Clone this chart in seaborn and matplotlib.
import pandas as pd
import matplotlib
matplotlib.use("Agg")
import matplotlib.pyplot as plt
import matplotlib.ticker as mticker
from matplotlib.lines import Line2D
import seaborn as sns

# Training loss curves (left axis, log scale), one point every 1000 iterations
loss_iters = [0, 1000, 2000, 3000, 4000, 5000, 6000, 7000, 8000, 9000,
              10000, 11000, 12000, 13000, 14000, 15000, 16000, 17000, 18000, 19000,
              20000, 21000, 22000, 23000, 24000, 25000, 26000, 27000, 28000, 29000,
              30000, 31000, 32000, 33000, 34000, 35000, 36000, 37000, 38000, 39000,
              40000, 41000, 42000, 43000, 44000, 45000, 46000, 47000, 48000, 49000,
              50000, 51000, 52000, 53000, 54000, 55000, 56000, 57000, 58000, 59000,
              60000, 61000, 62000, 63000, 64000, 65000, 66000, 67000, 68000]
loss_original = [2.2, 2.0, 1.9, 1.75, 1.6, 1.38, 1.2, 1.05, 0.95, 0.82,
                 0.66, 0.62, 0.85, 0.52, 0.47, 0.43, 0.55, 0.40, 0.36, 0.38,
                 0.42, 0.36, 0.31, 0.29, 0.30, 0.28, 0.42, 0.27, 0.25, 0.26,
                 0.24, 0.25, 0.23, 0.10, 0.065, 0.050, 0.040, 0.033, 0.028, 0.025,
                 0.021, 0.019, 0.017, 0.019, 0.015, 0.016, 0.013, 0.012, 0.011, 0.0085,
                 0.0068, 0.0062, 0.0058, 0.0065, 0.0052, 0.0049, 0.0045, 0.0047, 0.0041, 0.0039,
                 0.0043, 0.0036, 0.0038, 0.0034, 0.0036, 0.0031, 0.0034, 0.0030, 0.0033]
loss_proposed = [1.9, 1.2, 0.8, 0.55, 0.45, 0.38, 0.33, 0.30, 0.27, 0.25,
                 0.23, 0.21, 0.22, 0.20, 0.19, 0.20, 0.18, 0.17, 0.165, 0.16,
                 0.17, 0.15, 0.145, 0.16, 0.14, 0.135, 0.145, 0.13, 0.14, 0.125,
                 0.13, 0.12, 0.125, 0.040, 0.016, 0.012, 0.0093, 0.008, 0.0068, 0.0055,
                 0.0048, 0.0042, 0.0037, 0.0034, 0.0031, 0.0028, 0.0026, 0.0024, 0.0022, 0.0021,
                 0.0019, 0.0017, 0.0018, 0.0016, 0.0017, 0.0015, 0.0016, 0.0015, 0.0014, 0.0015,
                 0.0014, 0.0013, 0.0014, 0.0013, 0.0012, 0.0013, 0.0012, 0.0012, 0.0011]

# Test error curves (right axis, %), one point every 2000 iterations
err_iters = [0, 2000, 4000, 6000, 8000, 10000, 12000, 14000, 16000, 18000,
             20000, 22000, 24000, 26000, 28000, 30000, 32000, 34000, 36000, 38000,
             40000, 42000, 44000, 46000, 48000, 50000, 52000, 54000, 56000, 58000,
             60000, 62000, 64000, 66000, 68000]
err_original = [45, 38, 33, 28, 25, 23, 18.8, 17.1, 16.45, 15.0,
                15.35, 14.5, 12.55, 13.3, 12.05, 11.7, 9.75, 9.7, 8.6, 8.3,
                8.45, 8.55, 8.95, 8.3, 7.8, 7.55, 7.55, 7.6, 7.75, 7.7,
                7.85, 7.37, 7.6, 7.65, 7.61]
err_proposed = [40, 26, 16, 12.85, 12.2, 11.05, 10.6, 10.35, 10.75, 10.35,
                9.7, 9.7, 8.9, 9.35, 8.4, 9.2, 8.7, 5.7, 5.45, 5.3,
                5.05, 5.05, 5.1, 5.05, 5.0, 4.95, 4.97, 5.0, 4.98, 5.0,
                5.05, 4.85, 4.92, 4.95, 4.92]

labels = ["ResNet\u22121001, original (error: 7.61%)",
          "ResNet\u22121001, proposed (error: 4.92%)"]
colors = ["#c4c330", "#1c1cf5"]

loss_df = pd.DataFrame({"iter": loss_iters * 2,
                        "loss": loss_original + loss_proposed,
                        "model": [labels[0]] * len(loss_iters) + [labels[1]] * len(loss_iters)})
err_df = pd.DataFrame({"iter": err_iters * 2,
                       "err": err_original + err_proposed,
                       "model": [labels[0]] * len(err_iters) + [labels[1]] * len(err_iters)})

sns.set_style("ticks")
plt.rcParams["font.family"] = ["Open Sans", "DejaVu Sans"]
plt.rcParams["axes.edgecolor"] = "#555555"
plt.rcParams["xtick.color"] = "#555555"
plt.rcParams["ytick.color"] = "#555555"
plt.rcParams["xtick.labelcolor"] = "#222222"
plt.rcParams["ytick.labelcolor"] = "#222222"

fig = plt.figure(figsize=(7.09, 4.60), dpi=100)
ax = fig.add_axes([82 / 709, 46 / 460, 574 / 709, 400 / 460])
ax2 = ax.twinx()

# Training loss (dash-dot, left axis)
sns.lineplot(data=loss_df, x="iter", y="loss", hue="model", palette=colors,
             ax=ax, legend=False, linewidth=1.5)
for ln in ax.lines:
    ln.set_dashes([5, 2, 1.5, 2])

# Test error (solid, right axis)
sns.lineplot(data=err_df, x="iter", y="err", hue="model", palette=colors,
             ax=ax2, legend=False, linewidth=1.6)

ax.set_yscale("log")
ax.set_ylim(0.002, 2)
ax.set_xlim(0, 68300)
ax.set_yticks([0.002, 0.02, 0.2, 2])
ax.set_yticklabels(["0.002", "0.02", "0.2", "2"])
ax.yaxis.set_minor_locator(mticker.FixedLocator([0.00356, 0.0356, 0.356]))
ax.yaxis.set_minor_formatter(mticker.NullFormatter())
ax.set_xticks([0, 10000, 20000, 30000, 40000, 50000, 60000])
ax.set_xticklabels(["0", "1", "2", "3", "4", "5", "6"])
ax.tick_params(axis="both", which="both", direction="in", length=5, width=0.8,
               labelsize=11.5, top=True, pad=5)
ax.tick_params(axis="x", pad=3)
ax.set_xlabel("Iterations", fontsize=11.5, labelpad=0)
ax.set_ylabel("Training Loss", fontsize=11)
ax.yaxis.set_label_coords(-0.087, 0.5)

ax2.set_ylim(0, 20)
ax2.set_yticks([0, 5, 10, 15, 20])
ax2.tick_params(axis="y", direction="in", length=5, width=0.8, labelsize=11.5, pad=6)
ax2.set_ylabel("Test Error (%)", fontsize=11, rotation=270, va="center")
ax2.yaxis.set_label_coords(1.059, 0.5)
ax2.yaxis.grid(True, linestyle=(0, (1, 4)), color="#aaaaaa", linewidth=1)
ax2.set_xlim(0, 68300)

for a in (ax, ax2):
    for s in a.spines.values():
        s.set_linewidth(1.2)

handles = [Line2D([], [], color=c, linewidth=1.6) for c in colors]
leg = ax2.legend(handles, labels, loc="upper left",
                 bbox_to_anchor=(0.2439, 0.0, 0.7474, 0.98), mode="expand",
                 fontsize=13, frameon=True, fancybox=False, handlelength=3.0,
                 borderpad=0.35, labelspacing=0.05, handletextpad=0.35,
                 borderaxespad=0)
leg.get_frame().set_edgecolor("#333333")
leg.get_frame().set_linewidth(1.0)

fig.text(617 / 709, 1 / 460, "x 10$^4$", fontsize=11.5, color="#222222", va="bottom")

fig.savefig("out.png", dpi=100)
-*-
* **Task details**:
Copy all of the data. Keep every word exactly as it is.

* **Finished task**:
Clone this chart in seaborn and matplotlib.
import pandas as pd
import matplotlib
matplotlib.use("Agg")
import matplotlib.pyplot as plt
import matplotlib.ticker as mticker
from matplotlib.lines import Line2D
import seaborn as sns

# Training loss curves (left axis, log scale), one point every 1000 iterations
loss_iters = [0, 1000, 2000, 3000, 4000, 5000, 6000, 7000, 8000, 9000,
              10000, 11000, 12000, 13000, 14000, 15000, 16000, 17000, 18000, 19000,
              20000, 21000, 22000, 23000, 24000, 25000, 26000, 27000, 28000, 29000,
              30000, 31000, 32000, 33000, 34000, 35000, 36000, 37000, 38000, 39000,
              40000, 41000, 42000, 43000, 44000, 45000, 46000, 47000, 48000, 49000,
              50000, 51000, 52000, 53000, 54000, 55000, 56000, 57000, 58000, 59000,
              60000, 61000, 62000, 63000, 64000, 65000, 66000, 67000, 68000]
loss_original = [2.2, 2.0, 1.9, 1.75, 1.6, 1.38, 1.2, 1.05, 0.95, 0.82,
                 0.66, 0.62, 0.85, 0.52, 0.47, 0.43, 0.55, 0.40, 0.36, 0.38,
                 0.42, 0.36, 0.31, 0.29, 0.30, 0.28, 0.42, 0.27, 0.25, 0.26,
                 0.24, 0.25, 0.23, 0.10, 0.065, 0.050, 0.040, 0.033, 0.028, 0.025,
                 0.021, 0.019, 0.017, 0.019, 0.015, 0.016, 0.013, 0.012, 0.011, 0.0085,
                 0.0068, 0.0062, 0.0058, 0.0065, 0.0052, 0.0049, 0.0045, 0.0047, 0.0041, 0.0039,
                 0.0043, 0.0036, 0.0038, 0.0034, 0.0036, 0.0031, 0.0034, 0.0030, 0.0033]
loss_proposed = [1.9, 1.2, 0.8, 0.55, 0.45, 0.38, 0.33, 0.30, 0.27, 0.25,
                 0.23, 0.21, 0.22, 0.20, 0.19, 0.20, 0.18, 0.17, 0.165, 0.16,
                 0.17, 0.15, 0.145, 0.16, 0.14, 0.135, 0.145, 0.13, 0.14, 0.125,
                 0.13, 0.12, 0.125, 0.040, 0.016, 0.012, 0.0093, 0.008, 0.0068, 0.0055,
                 0.0048, 0.0042, 0.0037, 0.0034, 0.0031, 0.0028, 0.0026, 0.0024, 0.0022, 0.0021,
                 0.0019, 0.0017, 0.0018, 0.0016, 0.0017, 0.0015, 0.0016, 0.0015, 0.0014, 0.0015,
                 0.0014, 0.0013, 0.0014, 0.0013, 0.0012, 0.0013, 0.0012, 0.0012, 0.0011]

# Test error curves (right axis, %), one point every 2000 iterations
err_iters = [0, 2000, 4000, 6000, 8000, 10000, 12000, 14000, 16000, 18000,
             20000, 22000, 24000, 26000, 28000, 30000, 32000, 34000, 36000, 38000,
             40000, 42000, 44000, 46000, 48000, 50000, 52000, 54000, 56000, 58000,
             60000, 62000, 64000, 66000, 68000]
err_original = [45, 38, 33, 28, 25, 23, 18.8, 17.1, 16.45, 15.0,
                15.35, 14.5, 12.55, 13.3, 12.05, 11.7, 9.75, 9.7, 8.6, 8.3,
                8.45, 8.55, 8.95, 8.3, 7.8, 7.55, 7.55, 7.6, 7.75, 7.7,
                7.85, 7.37, 7.6, 7.65, 7.61]
err_proposed = [40, 26, 16, 12.85, 12.2, 11.05, 10.6, 10.35, 10.75, 10.35,
                9.7, 9.7, 8.9, 9.35, 8.4, 9.2, 8.7, 5.7, 5.45, 5.3,
                5.05, 5.05, 5.1, 5.05, 5.0, 4.95, 4.97, 5.0, 4.98, 5.0,
                5.05, 4.85, 4.92, 4.95, 4.92]

labels = ["ResNet\u22121001, original (error: 7.61%)",
          "ResNet\u22121001, proposed (error: 4.92%)"]
colors = ["#c4c330", "#1c1cf5"]

loss_df = pd.DataFrame({"iter": loss_iters * 2,
                        "loss": loss_original + loss_proposed,
                        "model": [labels[0]] * len(loss_iters) + [labels[1]] * len(loss_iters)})
err_df = pd.DataFrame({"iter": err_iters * 2,
                       "err": err_original + err_proposed,
                       "model": [labels[0]] * len(err_iters) + [labels[1]] * len(err_iters)})

sns.set_style("ticks")
plt.rcParams["font.family"] = ["Open Sans", "DejaVu Sans"]
plt.rcParams["axes.edgecolor"] = "#555555"
plt.rcParams["xtick.color"] = "#555555"
plt.rcParams["ytick.color"] = "#555555"
plt.rcParams["xtick.labelcolor"] = "#222222"
plt.rcParams["ytick.labelcolor"] = "#222222"

fig = plt.figure(figsize=(7.09, 4.60), dpi=100)
ax = fig.add_axes([82 / 709, 46 / 460, 574 / 709, 400 / 460])
ax2 = ax.twinx()

# Training loss (dash-dot, left axis)
sns.lineplot(data=loss_df, x="iter", y="loss", hue="model", palette=colors,
             ax=ax, legend=False, linewidth=1.5)
for ln in ax.lines:
    ln.set_dashes([5, 2, 1.5, 2])

# Test error (solid, right axis)
sns.lineplot(data=err_df, x="iter", y="err", hue="model", palette=colors,
             ax=ax2, legend=False, linewidth=1.6)

ax.set_yscale("log")
ax.set_ylim(0.002, 2)
ax.set_xlim(0, 68300)
ax.set_yticks([0.002, 0.02, 0.2, 2])
ax.set_yticklabels(["0.002", "0.02", "0.2", "2"])
ax.yaxis.set_minor_locator(mticker.FixedLocator([0.00356, 0.0356, 0.356]))
ax.yaxis.set_minor_formatter(mticker.NullFormatter())
ax.set_xticks([0, 10000, 20000, 30000, 40000, 50000, 60000])
ax.set_xticklabels(["0", "1", "2", "3", "4", "5", "6"])
ax.tick_params(axis="both", which="both", direction="in", length=5, width=0.8,
               labelsize=11.5, top=True, pad=5)
ax.tick_params(axis="x", pad=3)
ax.set_xlabel("Iterations", fontsize=11.5, labelpad=0)
ax.set_ylabel("Training Loss", fontsize=11)
ax.yaxis.set_label_coords(-0.087, 0.5)

ax2.set_ylim(0, 20)
ax2.set_yticks([0, 5, 10, 15, 20])
ax2.tick_params(axis="y", direction="in", length=5, width=0.8, labelsize=11.5, pad=6)
ax2.set_ylabel("Test Error (%)", fontsize=11, rotation=270, va="center")
ax2.yaxis.set_label_coords(1.059, 0.5)
ax2.yaxis.grid(True, linestyle=(0, (1, 4)), color="#aaaaaa", linewidth=1)
ax2.set_xlim(0, 68300)

for a in (ax, ax2):
    for s in a.spines.values():
        s.set_linewidth(1.2)

handles = [Line2D([], [], color=c, linewidth=1.6) for c in colors]
leg = ax2.legend(handles, labels, loc="upper left",
                 bbox_to_anchor=(0.2439, 0.0, 0.7474, 0.98), mode="expand",
                 fontsize=13, frameon=True, fancybox=False, handlelength=3.0,
                 borderpad=0.35, labelspacing=0.05, handletextpad=0.35,
                 borderaxespad=0)
leg.get_frame().set_edgecolor("#333333")
leg.get_frame().set_linewidth(1.0)

fig.text(617 / 709, 1 / 460, "x 10$^4$", fontsize=11.5, color="#222222", va="bottom")

fig.savefig("out.png", dpi=100)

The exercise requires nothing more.